Tolstoï est parfaitement conscient de la difficulté, du courage, parfois jusqu'à l'héroïsme, et dans le fond, des limites humaines, qu'implique le choix de reconquérir sa liberté et sa dignité. Il est autant d'hommes que de chemins d'exode. Refuser toute carrière dans la police, les armes, la magistrature ou la finance, entrer en rébellion fiscale, ne jamais profiter de la violence des gouvernements pour obtenir une terre, libérer sa vie des besoins et jouissances illusoires ; par ces biais et tant d'autres, moins collaborer à la violence ambiante : «Entre l'ordre des choses actuel, fondé sur la grossière violence, et l'idéal de la vie sociale où les hommes seront rapprochés par leur consentement raisonnable, où les coutumes seules maintiendront la cohésion, il existe d'innombrables degrés que l'humanité toujours en marche parcourt successivement. Mais les hommes ne se rapprochent de cet idéal qu'en s'affranchissant graduellement, en se déshabituant de la violence, en renonçant à en profiter».
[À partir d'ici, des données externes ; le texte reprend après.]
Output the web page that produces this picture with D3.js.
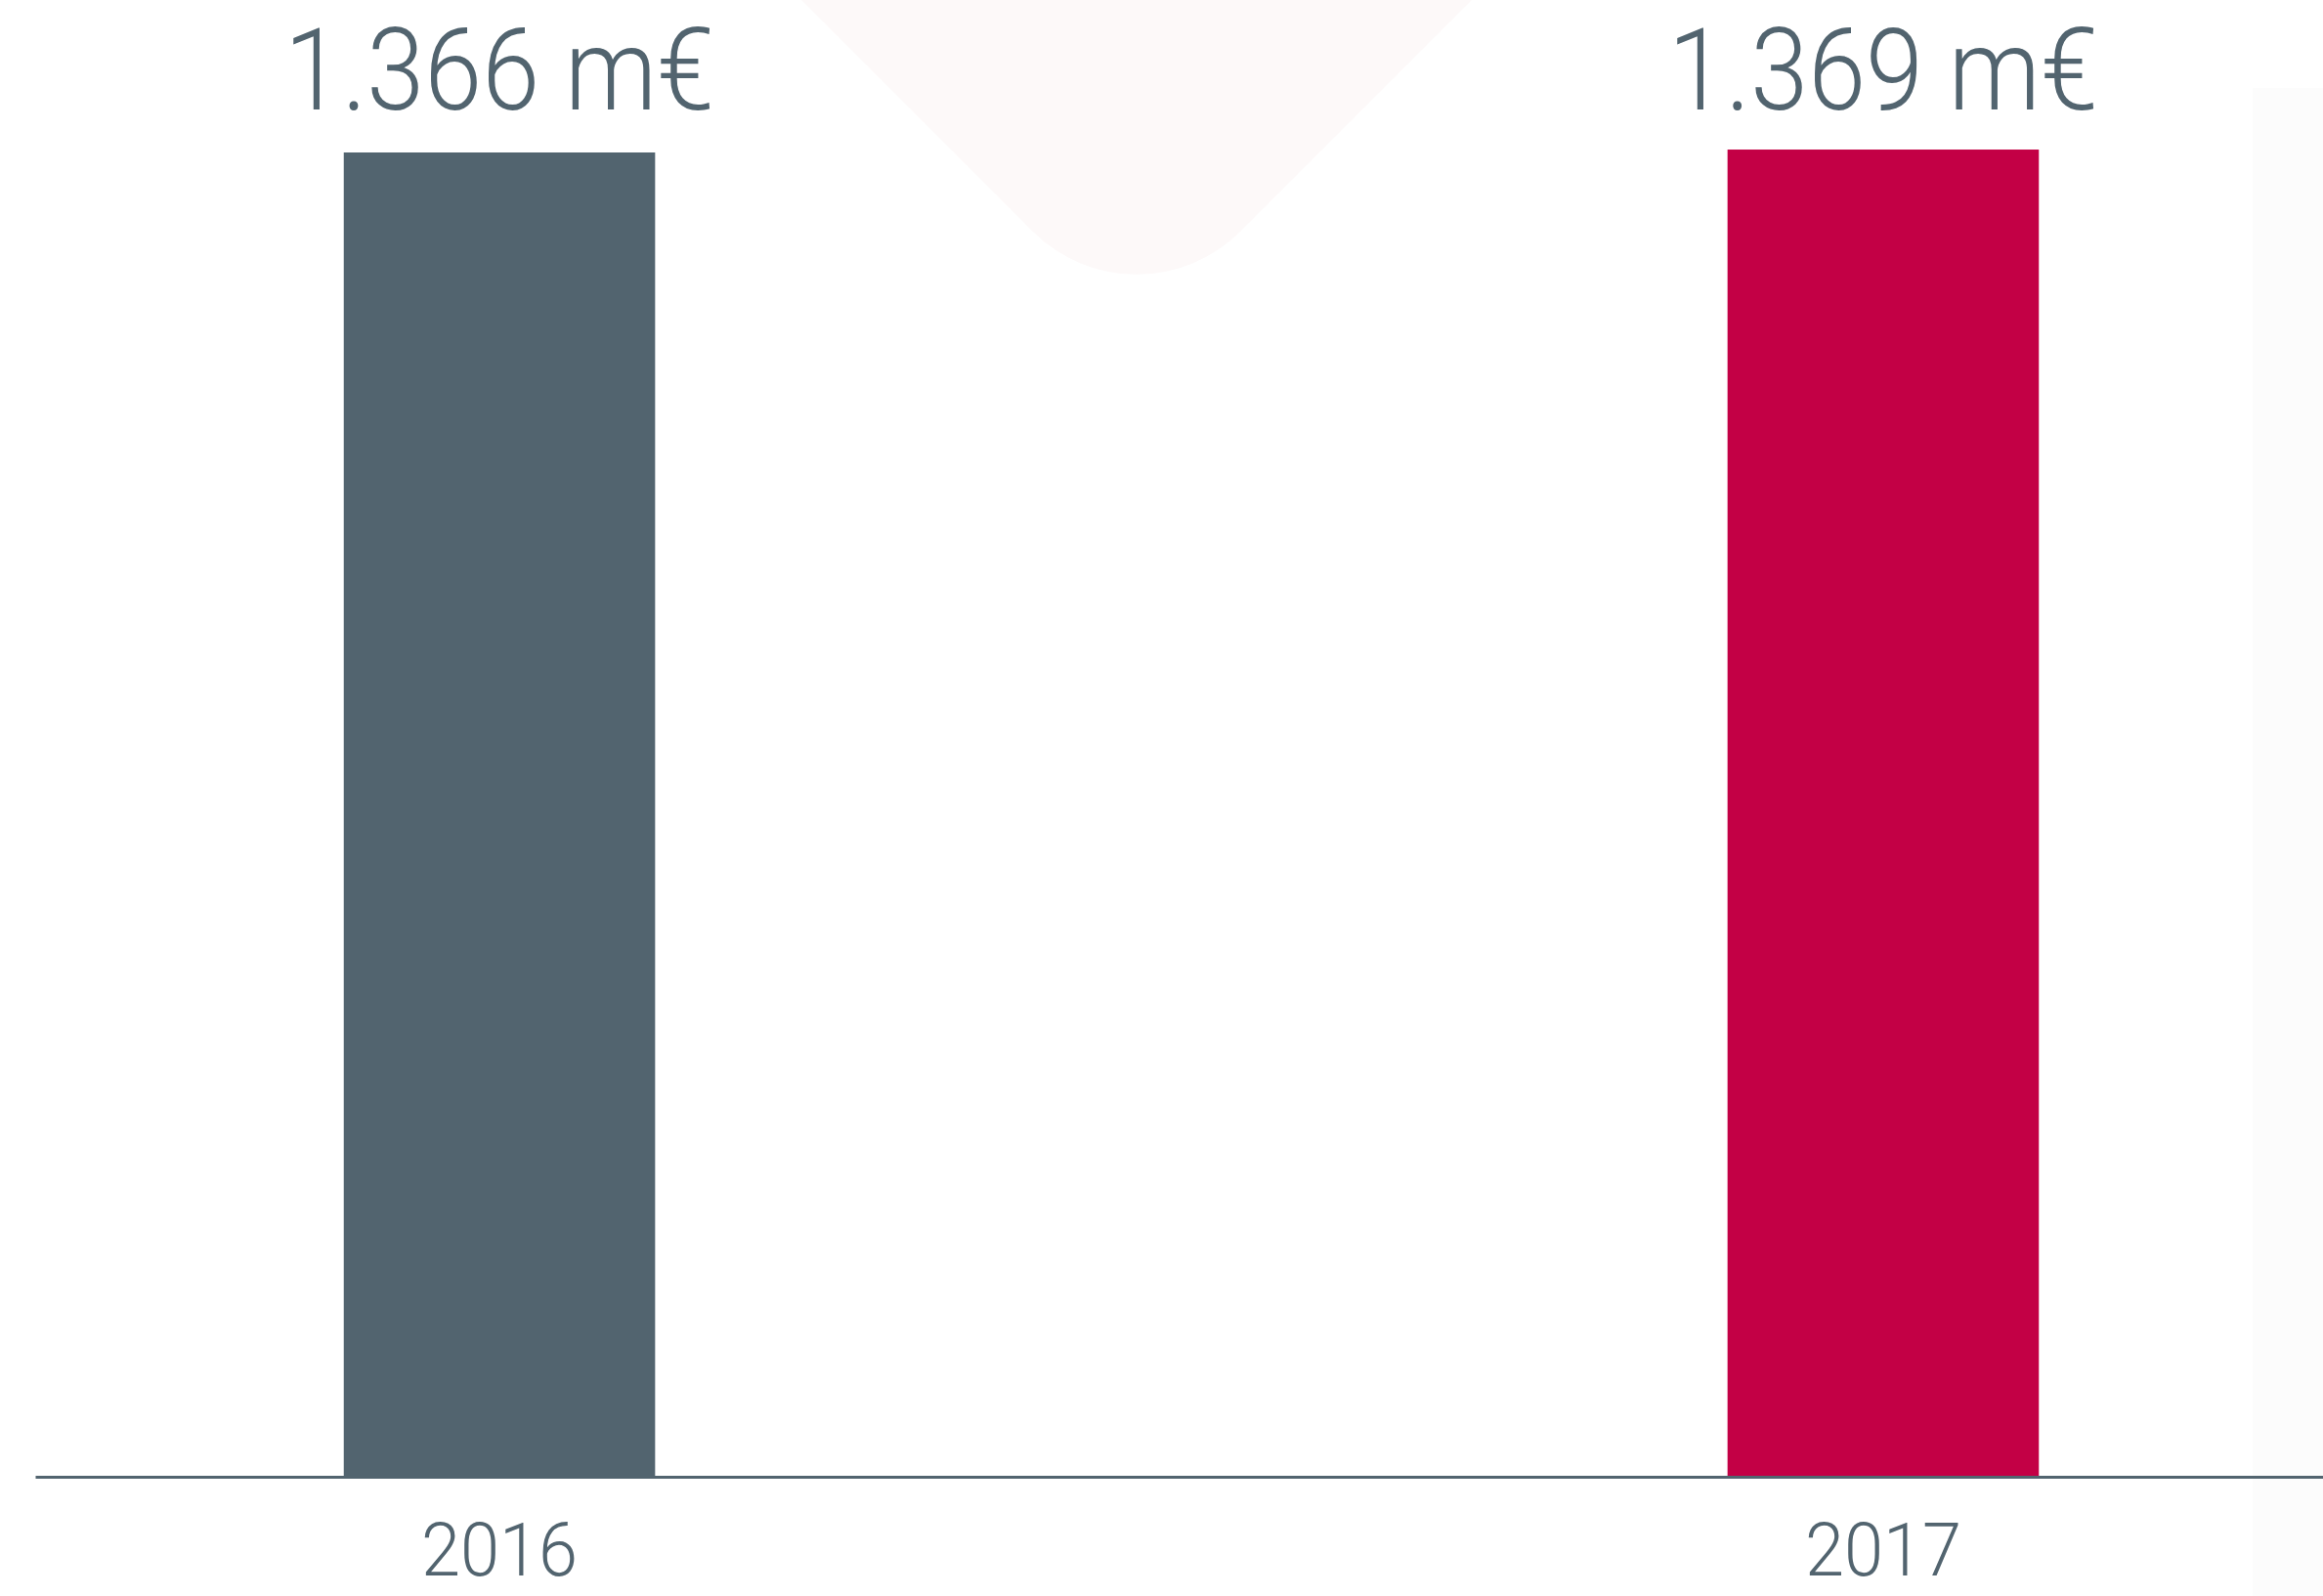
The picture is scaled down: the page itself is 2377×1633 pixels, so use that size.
<!DOCTYPE html>
<html>
<head>
<meta charset="utf-8">
<script src="https://cdn.jsdelivr.net/npm/d3@7"></script>
<style>
  html, body { margin: 0; padding: 0; background: #ffffff; }
  svg { display: block; }
</style>
</head>
<body>
<svg id="chart" width="2377" height="1633"></svg>
<script>
const years = ["2016", "2017"];
const values = [1366, 1369];
const valueLabels = ["1.366 m€", "1.369 m€"];
const barColors = ["#52646f", "#c30045"];

const W = 2377, H = 1633;
const textColor = "#52646f";
const baseY = 1511;
const svg = d3.select("#chart");

// faint decorative background shapes
svg.append("rect")
  .attr("x", -400).attr("y", -400).attr("width", 800).attr("height", 800)
  .attr("rx", 150).attr("ry", 150)
  .attr("transform", "translate(1163," + (343 - 565.7) + ") rotate(45)")
  .attr("fill", "#fdf9f9");
svg.append("rect")
  .attr("x", 2305).attr("y", 90).attr("width", 80).attr("height", H)
  .attr("fill", "#fcfcfc");

const x = d3.scaleBand()
  .domain(years)
  .range([36, 2402])
  .paddingInner(0.775)
  .paddingOuter(0.223)
  .align(0.5);

const y = d3.scaleLinear()
  .domain([0, 1366])
  .range([baseY, 156]);

const data = years.map((yr, i) => ({ year: yr, value: values[i], label: valueLabels[i], color: barColors[i] }));

svg.selectAll("rect.bar")
  .data(data)
  .join("rect")
  .attr("class", "bar")
  .attr("x", d => x(d.year))
  .attr("width", x.bandwidth())
  .attr("y", d => y(d.value))
  .attr("height", d => baseY - y(d.value))
  .attr("fill", d => d.color);

svg.selectAll("text.val")
  .data(data)
  .join("text")
  .attr("class", "val")
  .attr("x", d => x(d.year) + x.bandwidth() / 2)
  .attr("y", 112)
  .attr("text-anchor", "middle")
  .attr("font-family", "Roboto, 'DejaVu Sans', sans-serif")
  .attr("font-weight", 300)
  .attr("font-size", 117)
  .attr("fill", textColor)
  .attr("textLength", 440)
  .attr("lengthAdjust", "spacingAndGlyphs")
  .text(d => d.label);

const axis = d3.axisBottom(x).tickSize(0).tickSizeOuter(0);
const gAxis = svg.append("g")
  .attr("transform", "translate(0," + baseY + ")")
  .call(axis);
gAxis.select(".domain")
  .attr("stroke", textColor)
  .attr("stroke-width", 3);
gAxis.selectAll(".tick text")
  .attr("y", 101)
  .attr("dy", 0)
  .attr("font-family", "Roboto, 'DejaVu Sans', sans-serif")
  .attr("font-weight", 300)
  .attr("font-size", 76)
  .attr("fill", textColor)
  .attr("textLength", 160)
  .attr("lengthAdjust", "spacingAndGlyphs");
</script>
</body>
</html>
De cette libération graduelle, de notre émancipation progressive à l'égard de la violence gouvernementale, il en va dans le fond de notre réajustement aux lois de la vie, et de notre action libre sous le regard de Dieu : «Chacun de nous devra choisir : aller contre la volonté de Dieu en construisant sur le sable la demeure fragile de sa vie illusoire et passagère ou diriger ses efforts dans le sens de l'éternel, de l'immortel mouvement de la vie véritable, conformément à la volonté de Dieu».